» WHAT IS BEING ASKED: Reproduce the data below in full and exclude every picture.

» COLLECTED MATERIAL:
************

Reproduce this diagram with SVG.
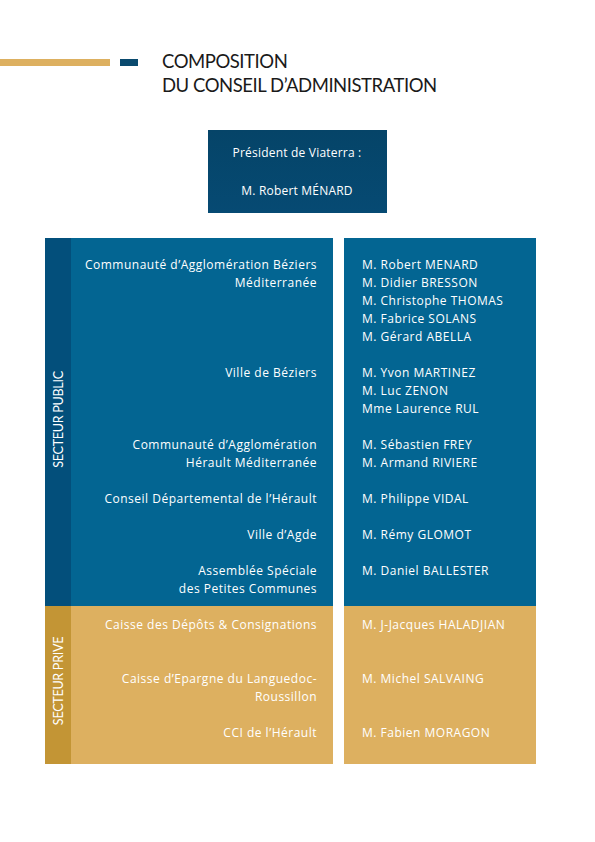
<svg xmlns="http://www.w3.org/2000/svg" width="595" height="842" viewBox="0 0 595 842">
<style>
.t{font-family:"Open Sans","Liberation Sans",sans-serif;font-size:12px;fill:#ffffff;letter-spacing:0.5px}
.r{text-anchor:end}
.h{font-family:"Lato","Liberation Sans",sans-serif;font-size:18.5px;fill:#1a1a1a;letter-spacing:-0.45px}
.v{font-family:"Lato","Liberation Sans",sans-serif;font-size:12.6px;fill:#ffffff;text-anchor:middle;letter-spacing:-0.3px}
</style>
<defs>
<linearGradient id="pg" x1="0" y1="0" x2="0" y2="1">
<stop offset="0" stop-color="#054468"/>
<stop offset="1" stop-color="#064a73"/>
</linearGradient>
</defs>
<rect width="595" height="842" fill="#ffffff"/>
<g id="header">
<rect x="0" y="59" width="110" height="7" fill="#DDB060"/>
<rect x="120" y="59" width="18" height="7" fill="#0A4A6E"/>
<text class="h" x="162" y="68">COMPOSITION</text>
<text class="h" x="162" y="92">DU CONSEIL D’ADMINISTRATION</text>
</g>
<g id="president">
<rect x="208" y="130" width="179" height="83" fill="url(#pg)"/>
<text class="t" x="297" y="157" text-anchor="middle" style="letter-spacing:0.2px">Président de Viaterra :</text>
<text class="t" x="297" y="195" text-anchor="middle" style="letter-spacing:0.2px">M. Robert MÉNARD</text>
</g>
<g id="public-left">
<rect x="45" y="238" width="288" height="368" fill="#036592"/>
<rect x="45" y="238" width="26" height="368" fill="#034F7B"/>
<text class="v" transform="translate(62.5 419.5) rotate(-90)">SECTEUR PUBLIC</text>
<text class="t r" x="317" y="268.5">Communauté d’Agglomération Béziers</text>
<text class="t r" x="317" y="286.5">Méditerranée</text>
<text class="t r" x="317" y="376.5">Ville de Béziers</text>
<text class="t r" x="317" y="448.5">Communauté d’Agglomération</text>
<text class="t r" x="317" y="466.5">Hérault Méditerranée</text>
<text class="t r" x="317" y="502.5">Conseil Départemental de l’Hérault</text>
<text class="t r" x="317" y="538.5">Ville d’Agde</text>
<text class="t r" x="317" y="574.5">Assemblée Spéciale</text>
<text class="t r" x="317" y="592.5">des Petites Communes</text>
</g>
<g id="public-right">
<rect x="344" y="238" width="192" height="368" fill="#036592"/>
<text class="t" x="362" y="268.5">M. Robert MENARD</text>
<text class="t" x="362" y="286.5">M. Didier BRESSON</text>
<text class="t" x="362" y="304.5">M. Christophe THOMAS</text>
<text class="t" x="362" y="322.5">M. Fabrice SOLANS</text>
<text class="t" x="362" y="340.5">M. Gérard ABELLA</text>
<text class="t" x="362" y="376.5">M. Yvon MARTINEZ</text>
<text class="t" x="362" y="394.5">M. Luc ZENON</text>
<text class="t" x="362" y="412.5">Mme Laurence RUL</text>
<text class="t" x="362" y="448.5">M. Sébastien FREY</text>
<text class="t" x="362" y="466.5">M. Armand RIVIERE</text>
<text class="t" x="362" y="502.5">M. Philippe VIDAL</text>
<text class="t" x="362" y="538.5">M. Rémy GLOMOT</text>
<text class="t" x="362" y="574.5">M. Daniel BALLESTER</text>
</g>
<g id="prive-left">
<rect x="45" y="606" width="288" height="158" fill="#DDB060"/>
<rect x="45" y="606" width="26" height="158" fill="#C39535"/>
<text class="v" transform="translate(62.5 681) rotate(-90)">SECTEUR PRIVE</text>
<text class="t r" x="317" y="628.5">Caisse des Dépôts &amp; Consignations</text>
<text class="t r" x="317" y="682.5">Caisse d’Epargne du Languedoc-</text>
<text class="t r" x="317" y="700.5">Roussillon</text>
<text class="t r" x="317" y="736.5">CCI de l’Hérault</text>
</g>
<g id="prive-right">
<rect x="344" y="606" width="192" height="158" fill="#DDB060"/>
<text class="t" x="362" y="628.5">M. J-Jacques HALADJIAN</text>
<text class="t" x="362" y="682.5">M. Michel SALVAING</text>
<text class="t" x="362" y="736.5">M. Fabien MORAGON</text>
</g>
</svg>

************

» RESULT OF THIS TASK:
Reproduce this diagram with SVG.
<svg xmlns="http://www.w3.org/2000/svg" width="595" height="842" viewBox="0 0 595 842">
<style>
.t{font-family:"Open Sans","Liberation Sans",sans-serif;font-size:12px;fill:#ffffff;letter-spacing:0.5px}
.r{text-anchor:end}
.h{font-family:"Lato","Liberation Sans",sans-serif;font-size:18.5px;fill:#1a1a1a;letter-spacing:-0.45px}
.v{font-family:"Lato","Liberation Sans",sans-serif;font-size:12.6px;fill:#ffffff;text-anchor:middle;letter-spacing:-0.3px}
</style>
<defs>
<linearGradient id="pg" x1="0" y1="0" x2="0" y2="1">
<stop offset="0" stop-color="#054468"/>
<stop offset="1" stop-color="#064a73"/>
</linearGradient>
</defs>
<rect width="595" height="842" fill="#ffffff"/>
<g id="header">
<rect x="0" y="59" width="110" height="7" fill="#DDB060"/>
<rect x="120" y="59" width="18" height="7" fill="#0A4A6E"/>
<text class="h" x="162" y="68">COMPOSITION</text>
<text class="h" x="162" y="92">DU CONSEIL D’ADMINISTRATION</text>
</g>
<g id="president">
<rect x="208" y="130" width="179" height="83" fill="url(#pg)"/>
<text class="t" x="297" y="157" text-anchor="middle" style="letter-spacing:0.2px">Président de Viaterra :</text>
<text class="t" x="297" y="195" text-anchor="middle" style="letter-spacing:0.2px">M. Robert MÉNARD</text>
</g>
<g id="public-left">
<rect x="45" y="238" width="288" height="368" fill="#036592"/>
<rect x="45" y="238" width="26" height="368" fill="#034F7B"/>
<text class="v" transform="translate(62.5 419.5) rotate(-90)">SECTEUR PUBLIC</text>
<text class="t r" x="317" y="268.5">Communauté d’Agglomération Béziers</text>
<text class="t r" x="317" y="286.5">Méditerranée</text>
<text class="t r" x="317" y="376.5">Ville de Béziers</text>
<text class="t r" x="317" y="448.5">Communauté d’Agglomération</text>
<text class="t r" x="317" y="466.5">Hérault Méditerranée</text>
<text class="t r" x="317" y="502.5">Conseil Départemental de l’Hérault</text>
<text class="t r" x="317" y="538.5">Ville d’Agde</text>
<text class="t r" x="317" y="574.5">Assemblée Spéciale</text>
<text class="t r" x="317" y="592.5">des Petites Communes</text>
</g>
<g id="public-right">
<rect x="344" y="238" width="192" height="368" fill="#036592"/>
<text class="t" x="362" y="268.5">M. Robert MENARD</text>
<text class="t" x="362" y="286.5">M. Didier BRESSON</text>
<text class="t" x="362" y="304.5">M. Christophe THOMAS</text>
<text class="t" x="362" y="322.5">M. Fabrice SOLANS</text>
<text class="t" x="362" y="340.5">M. Gérard ABELLA</text>
<text class="t" x="362" y="376.5">M. Yvon MARTINEZ</text>
<text class="t" x="362" y="394.5">M. Luc ZENON</text>
<text class="t" x="362" y="412.5">Mme Laurence RUL</text>
<text class="t" x="362" y="448.5">M. Sébastien FREY</text>
<text class="t" x="362" y="466.5">M. Armand RIVIERE</text>
<text class="t" x="362" y="502.5">M. Philippe VIDAL</text>
<text class="t" x="362" y="538.5">M. Rémy GLOMOT</text>
<text class="t" x="362" y="574.5">M. Daniel BALLESTER</text>
</g>
<g id="prive-left">
<rect x="45" y="606" width="288" height="158" fill="#DDB060"/>
<rect x="45" y="606" width="26" height="158" fill="#C39535"/>
<text class="v" transform="translate(62.5 681) rotate(-90)">SECTEUR PRIVE</text>
<text class="t r" x="317" y="628.5">Caisse des Dépôts &amp; Consignations</text>
<text class="t r" x="317" y="682.5">Caisse d’Epargne du Languedoc-</text>
<text class="t r" x="317" y="700.5">Roussillon</text>
<text class="t r" x="317" y="736.5">CCI de l’Hérault</text>
</g>
<g id="prive-right">
<rect x="344" y="606" width="192" height="158" fill="#DDB060"/>
<text class="t" x="362" y="628.5">M. J-Jacques HALADJIAN</text>
<text class="t" x="362" y="682.5">M. Michel SALVAING</text>
<text class="t" x="362" y="736.5">M. Fabien MORAGON</text>
</g>
</svg>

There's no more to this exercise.